An Ideen mangelt es den jungen Forschern definitiv nicht. Wohl aber an Geld. „Das Projekt ist rein ehrenamtlich“, so der 34-Jährige. „Noch können wir die Ressourcen der Hochschule nutzen. Aber unsere Ausbildung endet bald. Wir hoffen, in Kürze einen Industriepartner zu finden.“

Bereits serienreif ist der „Chairless Chair“ der Noonee GmbH aus Wernau, Baden-Württemberg. Dahinter verbirgt sich ein Sitz, der seinem Nutzer auf Schritt und Tritt folgt. Er ermöglicht dem Werker, stets mit einer schonenden Körperhaltung zu arbeiten. „Was bisher in gebückter Haltung ausgeführt wurde, kann nun auch mit geradem Rücken erledigt werden“, erklärt Geschäftsführer Lars Schilling.

Das „Anziehen“ des Wearables ist einfach: Zuerst lege ich mir die Schultergurte um. Anschließend steige ich mit den Füßen in die „Schuh-Connectoren“. Dann muss ich nur noch den Hüftgurt schließen und zwei Klettbänder um die Oberschenkel legen. Fertig.
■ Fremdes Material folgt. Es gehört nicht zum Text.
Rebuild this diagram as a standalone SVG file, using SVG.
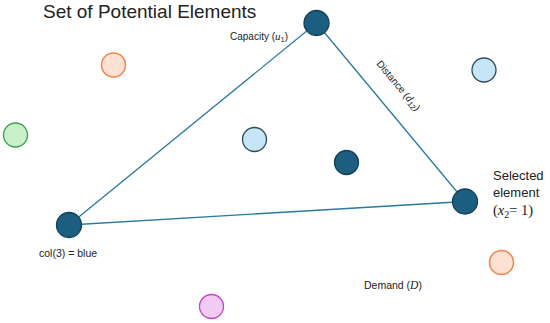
<svg xmlns="http://www.w3.org/2000/svg" width="550" height="323" viewBox="0 0 550 323">
<style>
.lbl{font-family:"Liberation Sans",Arial,sans-serif;fill:#222}
.m{font-family:"Liberation Serif","Times New Roman",serif;font-style:italic}
.s{font-family:"Liberation Serif","Times New Roman",serif;font-style:normal}
.dark{fill:#1b5e80;stroke:#143f55;stroke-width:1.3}
.lb{fill:#c6e5f6;stroke:#2c4d5e;stroke-width:1.3}
.or{fill:#fde1d3;stroke:#f0844a;stroke-width:1.5}
.gr{fill:#c9f0c9;stroke:#3f9f4f;stroke-width:1.3}
.pk{fill:#f1cbf1;stroke:#c244c2;stroke-width:1.3}
.edge{stroke:#2a7aa0;stroke-width:1.3;fill:none}
</style>
<rect width="550" height="323" fill="#fff"/>
<text class="lbl" x="43" y="18" font-size="19">Set of Potential Elements</text>
<g id="connectors">
<line class="edge" x1="316.5" y1="23" x2="69" y2="225"/>
<line class="edge" x1="316.5" y1="23" x2="465" y2="201.5"/>
<line class="edge" x1="69" y1="225" x2="465" y2="201.5"/>
</g>
<g id="n1"><circle class="dark" cx="316.5" cy="23" r="12.5"/></g>
<g id="n2"><circle class="dark" cx="465" cy="201.5" r="12.5"/></g>
<g id="n3"><circle class="dark" cx="69" cy="225" r="12.5"/></g>
<g id="n4"><circle class="dark" cx="346.5" cy="162.5" r="12"/></g>
<g id="n5"><circle class="lb" cx="254.5" cy="139.5" r="12"/></g>
<g id="n6"><circle class="lb" cx="484" cy="70" r="12"/></g>
<g id="n7"><circle class="or" cx="113.5" cy="65" r="12"/></g>
<g id="n8"><circle class="gr" cx="15.5" cy="135" r="12"/></g>
<g id="n9"><circle class="pk" cx="211.5" cy="306.5" r="12"/></g>
<g id="n10"><circle class="or" cx="501.5" cy="262.5" r="12"/></g>
<text class="lbl" x="230" y="40" font-size="10">Capacity (<tspan class="m" font-size="11">u</tspan><tspan font-size="7.5" dy="2">1</tspan><tspan dy="-2">)</tspan></text>
<text class="lbl" transform="translate(376,64) rotate(50)" font-size="10">Distance (<tspan class="m" font-size="11">d</tspan><tspan font-size="7.5" dy="2">12</tspan><tspan dy="-2">)</tspan></text>
<text class="lbl" font-size="13"><tspan x="493" y="180">Selected</tspan><tspan x="493" y="197">element</tspan></text>
<text class="lbl" x="493" y="215" font-size="14.5"><tspan class="s">(</tspan><tspan class="m">x</tspan><tspan class="s" font-size="10" dy="3">2</tspan><tspan class="s" dy="-3">= 1)</tspan></text>
<text class="lbl" x="39" y="257" font-size="10.5">col(3) = blue</text>
<text class="lbl" x="364" y="289" font-size="10.5">Demand (<tspan class="m" font-size="11.5">D</tspan>)</text>
</svg>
„Setzen Sie sich“, sagt Schilling unvermittelt. Ich bin skeptisch und schaue ihn fragend an. „Keine Sorge, das System ist bis 130 kg belastbar“, entgegnet der 42-Jährige. Also riskiere ich es. Ganz langsam lasse ich meinen Hintern auf die kleinen Sitzschalen herab. Kurz bevor ich in den freien Fall übergehe, arretiert das System. Ich sitze!

Aber es wackelt. Der Chairless Chair fühlt sich nicht gerade an wie ein massiver Barhocker – eher wie ein Gymnastikball. Schilling scheint zu ahnen, was ich denke. „Das ist aktives Sitzen“, erklärt er. „Wir wollen den Nutzern gar nicht jede Belastung abnehmen – das wäre nicht im Sinne der Ergonomen. Er soll seine Muskeln schon noch benutzen – aber eben in einer optimalen Haltung.“

Das Aufstehen ist erstaunlich leicht. Lediglich 3,4 kg bringt das Gerät auf die Waage. Die ersten Schritte sind allerdings gewöhnungsbedürftig. Das Gestell aus glasfaserverstärktem Kunststoff schlackert ein bisschen an den Beinen. „Sie tragen die falsche Fußbekleidung“, so Schilling. „Das System ist ausgelegt auf Sicherheitsschuhe, nicht auf Ledersohlen.“ Trotzdem verschmelze ich langsam mit meinem Sitz. Fast schon macht es Spaß, ihn zu nutzen. Allmählich dämmert mir, warum das System für den diesjährigen Hermes Award nominiert wurde. Ob ich mir einen Chairless Chair kaufe?

„Er lässt sich individuell anpassen“, wirbt der CEO. „Von 1,60 m bis 1,95 m Körpergröße ist alles möglich.“ Auch die Arretierhöhe sei variabel und schnell einstellbar. „Dank einer Master-and-Slave-Funktion genügt es, den Knopf an der Seite eines Beins zu drücken.“

Mein Interesse wächst stetig. Im Folgenden schwärmt der Kaufmann noch von der Memoryfunktion: „Der Sitz merkt sich stets die zuletzt eingestellte Höhe.“ Außerdem habe das System seine Praxistauglichkeit bei so namhaften Entwicklungspartnern wie Daimler, Audi, BMW oder Continental bewiesen.

Vor meinem geistigen Auge sehe ich mich schon mit dem Chairless Chair bei der Gartenarbeit – verfolgt von den neidischen Blicken der Nachbarn.

Dann aber werden meine Träume jäh beendet. „Bei kleineren Abnahmemengen stellen wir 3750 € pro Stück in Rechnung“, offenbart Schilling. Wieder erkennt er offenbar, was ich als Privatmann darüber denke. „Hintergrund dieses vermeintlich hohen Preises ist, dass wir nicht nur das komplett ausgereifte Produkt verkaufen. Jeder Nutzer bekommt zusätzlich eine Schulung in seinem persönlichen Arbeitsumfeld. Außerdem bilden wir in jedem Unternehmen sogenannte Superuser aus, die neue Mitarbeiter in die Benutzung der Lösung einweisen können.“

Meine persönliche Enttäuschung erahnend, ergänzt Schilling: „Kleinen und mittleren Unternehmen bieten wir aber auch an, das System zu leasen. Dafür werden bis zu 108 € pro Monat fällig.“

Mir bleibt am Ende also die Frage, was ein schmerzfreier Rücken wert ist.